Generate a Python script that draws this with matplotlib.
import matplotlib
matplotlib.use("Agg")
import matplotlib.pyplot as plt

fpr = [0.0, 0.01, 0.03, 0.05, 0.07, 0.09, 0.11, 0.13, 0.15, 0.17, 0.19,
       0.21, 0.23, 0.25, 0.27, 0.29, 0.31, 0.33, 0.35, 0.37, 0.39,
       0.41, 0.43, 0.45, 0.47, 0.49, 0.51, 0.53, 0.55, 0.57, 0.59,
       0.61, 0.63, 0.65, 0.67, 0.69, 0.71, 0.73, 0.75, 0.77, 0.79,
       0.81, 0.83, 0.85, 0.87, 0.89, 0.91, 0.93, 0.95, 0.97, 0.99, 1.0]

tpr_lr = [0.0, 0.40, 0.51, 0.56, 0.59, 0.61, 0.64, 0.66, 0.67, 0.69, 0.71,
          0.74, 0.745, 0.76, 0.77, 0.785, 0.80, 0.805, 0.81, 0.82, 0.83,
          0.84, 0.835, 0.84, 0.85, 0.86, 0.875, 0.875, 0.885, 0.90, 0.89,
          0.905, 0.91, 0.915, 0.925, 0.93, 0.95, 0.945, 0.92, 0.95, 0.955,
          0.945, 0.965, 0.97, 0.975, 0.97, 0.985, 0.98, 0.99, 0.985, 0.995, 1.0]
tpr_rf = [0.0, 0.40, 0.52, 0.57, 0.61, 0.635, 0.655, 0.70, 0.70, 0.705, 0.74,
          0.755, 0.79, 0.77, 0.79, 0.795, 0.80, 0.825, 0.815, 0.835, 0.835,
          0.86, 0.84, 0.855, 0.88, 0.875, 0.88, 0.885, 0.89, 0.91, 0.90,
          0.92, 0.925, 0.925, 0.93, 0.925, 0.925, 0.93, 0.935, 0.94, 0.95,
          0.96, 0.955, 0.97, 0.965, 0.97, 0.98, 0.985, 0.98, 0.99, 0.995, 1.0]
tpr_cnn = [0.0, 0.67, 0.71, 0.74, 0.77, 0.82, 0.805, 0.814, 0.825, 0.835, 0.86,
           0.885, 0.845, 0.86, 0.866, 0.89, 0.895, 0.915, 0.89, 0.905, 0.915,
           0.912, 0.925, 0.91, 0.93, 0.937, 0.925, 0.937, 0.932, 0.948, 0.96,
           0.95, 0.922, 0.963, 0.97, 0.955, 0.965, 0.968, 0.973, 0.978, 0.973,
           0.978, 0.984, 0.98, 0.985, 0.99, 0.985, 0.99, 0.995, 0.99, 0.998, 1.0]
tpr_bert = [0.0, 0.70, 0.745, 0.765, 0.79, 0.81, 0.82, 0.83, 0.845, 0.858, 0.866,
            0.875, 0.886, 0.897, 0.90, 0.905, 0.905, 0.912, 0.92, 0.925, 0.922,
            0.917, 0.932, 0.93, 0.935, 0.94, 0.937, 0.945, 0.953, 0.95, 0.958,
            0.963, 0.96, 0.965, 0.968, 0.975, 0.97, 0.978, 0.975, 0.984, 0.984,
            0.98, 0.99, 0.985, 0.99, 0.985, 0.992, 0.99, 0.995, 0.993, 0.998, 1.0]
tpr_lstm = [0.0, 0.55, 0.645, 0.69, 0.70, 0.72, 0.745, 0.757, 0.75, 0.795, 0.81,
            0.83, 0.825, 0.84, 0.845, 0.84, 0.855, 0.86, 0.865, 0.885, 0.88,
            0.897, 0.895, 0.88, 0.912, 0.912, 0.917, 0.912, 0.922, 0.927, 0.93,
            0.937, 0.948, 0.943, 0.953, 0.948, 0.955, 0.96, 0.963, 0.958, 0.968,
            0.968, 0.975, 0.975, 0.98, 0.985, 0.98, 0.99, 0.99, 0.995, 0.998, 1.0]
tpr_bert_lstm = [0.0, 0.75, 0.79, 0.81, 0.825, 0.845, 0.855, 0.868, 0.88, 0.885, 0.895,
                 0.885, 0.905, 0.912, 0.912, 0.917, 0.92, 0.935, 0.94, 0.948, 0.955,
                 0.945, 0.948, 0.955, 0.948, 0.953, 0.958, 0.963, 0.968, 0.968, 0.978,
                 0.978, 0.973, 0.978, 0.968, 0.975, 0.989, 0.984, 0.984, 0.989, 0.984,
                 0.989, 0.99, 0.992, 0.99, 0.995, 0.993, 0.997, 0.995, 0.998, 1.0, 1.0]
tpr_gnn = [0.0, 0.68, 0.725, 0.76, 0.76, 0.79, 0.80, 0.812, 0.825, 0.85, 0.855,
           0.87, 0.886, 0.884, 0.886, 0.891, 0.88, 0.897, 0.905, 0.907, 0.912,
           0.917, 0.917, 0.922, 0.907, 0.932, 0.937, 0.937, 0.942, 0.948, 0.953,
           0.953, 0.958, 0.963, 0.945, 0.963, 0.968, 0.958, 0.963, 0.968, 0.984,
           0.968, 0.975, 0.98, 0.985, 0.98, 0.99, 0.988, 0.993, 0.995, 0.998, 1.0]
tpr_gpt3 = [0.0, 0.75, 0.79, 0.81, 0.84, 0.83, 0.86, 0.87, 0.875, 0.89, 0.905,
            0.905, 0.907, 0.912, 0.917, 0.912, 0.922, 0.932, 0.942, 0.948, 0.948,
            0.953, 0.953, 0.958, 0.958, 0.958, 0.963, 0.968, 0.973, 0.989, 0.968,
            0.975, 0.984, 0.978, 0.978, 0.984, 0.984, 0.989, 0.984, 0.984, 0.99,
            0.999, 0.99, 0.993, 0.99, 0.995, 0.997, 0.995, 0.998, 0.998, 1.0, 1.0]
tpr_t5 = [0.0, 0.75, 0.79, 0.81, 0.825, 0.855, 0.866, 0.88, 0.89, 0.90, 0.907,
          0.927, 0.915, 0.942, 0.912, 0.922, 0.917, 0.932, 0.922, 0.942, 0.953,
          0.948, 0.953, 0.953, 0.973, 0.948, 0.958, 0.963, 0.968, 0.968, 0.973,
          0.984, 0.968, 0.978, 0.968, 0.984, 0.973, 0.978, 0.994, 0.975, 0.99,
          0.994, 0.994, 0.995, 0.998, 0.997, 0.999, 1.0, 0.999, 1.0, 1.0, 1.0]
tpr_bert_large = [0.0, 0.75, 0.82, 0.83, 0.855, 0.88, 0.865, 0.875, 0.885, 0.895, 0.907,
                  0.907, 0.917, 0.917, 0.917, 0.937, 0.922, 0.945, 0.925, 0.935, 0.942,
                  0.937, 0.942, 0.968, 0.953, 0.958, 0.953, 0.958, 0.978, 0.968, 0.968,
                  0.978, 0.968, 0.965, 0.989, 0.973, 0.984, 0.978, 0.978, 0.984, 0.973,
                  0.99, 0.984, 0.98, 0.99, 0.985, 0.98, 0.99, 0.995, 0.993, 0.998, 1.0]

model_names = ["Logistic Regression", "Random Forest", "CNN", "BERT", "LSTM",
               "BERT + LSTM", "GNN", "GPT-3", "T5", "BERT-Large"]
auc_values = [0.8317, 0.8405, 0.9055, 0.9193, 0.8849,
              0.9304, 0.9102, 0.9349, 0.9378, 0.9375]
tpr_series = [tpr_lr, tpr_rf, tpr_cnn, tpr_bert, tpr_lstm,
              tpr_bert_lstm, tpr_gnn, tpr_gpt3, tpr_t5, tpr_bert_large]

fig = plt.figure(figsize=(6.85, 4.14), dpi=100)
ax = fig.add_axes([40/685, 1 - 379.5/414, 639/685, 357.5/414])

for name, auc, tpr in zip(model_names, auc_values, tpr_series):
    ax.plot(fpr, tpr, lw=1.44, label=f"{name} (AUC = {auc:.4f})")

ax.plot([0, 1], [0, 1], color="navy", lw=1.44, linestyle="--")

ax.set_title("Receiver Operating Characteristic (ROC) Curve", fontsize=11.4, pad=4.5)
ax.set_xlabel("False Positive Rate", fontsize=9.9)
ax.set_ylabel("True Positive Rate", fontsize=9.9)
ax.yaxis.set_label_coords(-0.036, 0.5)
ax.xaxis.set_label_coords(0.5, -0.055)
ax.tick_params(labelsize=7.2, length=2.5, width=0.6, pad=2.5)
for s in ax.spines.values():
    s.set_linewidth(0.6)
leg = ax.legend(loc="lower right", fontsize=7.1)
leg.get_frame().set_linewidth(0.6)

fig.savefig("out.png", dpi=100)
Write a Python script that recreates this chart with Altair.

+--

Task description.
Begin at the top of the records above and quote each line exactly, ending with the line that contains "0.81, 0.83, 0.85, 0.87, 0.89, 0.91, 0.93, 0.95, 0.97, 0.99, 1.0]".

Expected answer.
Generate a Python script that draws this with matplotlib.
import matplotlib
matplotlib.use("Agg")
import matplotlib.pyplot as plt

fpr = [0.0, 0.01, 0.03, 0.05, 0.07, 0.09, 0.11, 0.13, 0.15, 0.17, 0.19,
       0.21, 0.23, 0.25, 0.27, 0.29, 0.31, 0.33, 0.35, 0.37, 0.39,
       0.41, 0.43, 0.45, 0.47, 0.49, 0.51, 0.53, 0.55, 0.57, 0.59,
       0.61, 0.63, 0.65, 0.67, 0.69, 0.71, 0.73, 0.75, 0.77, 0.79,
       0.81, 0.83, 0.85, 0.87, 0.89, 0.91, 0.93, 0.95, 0.97, 0.99, 1.0]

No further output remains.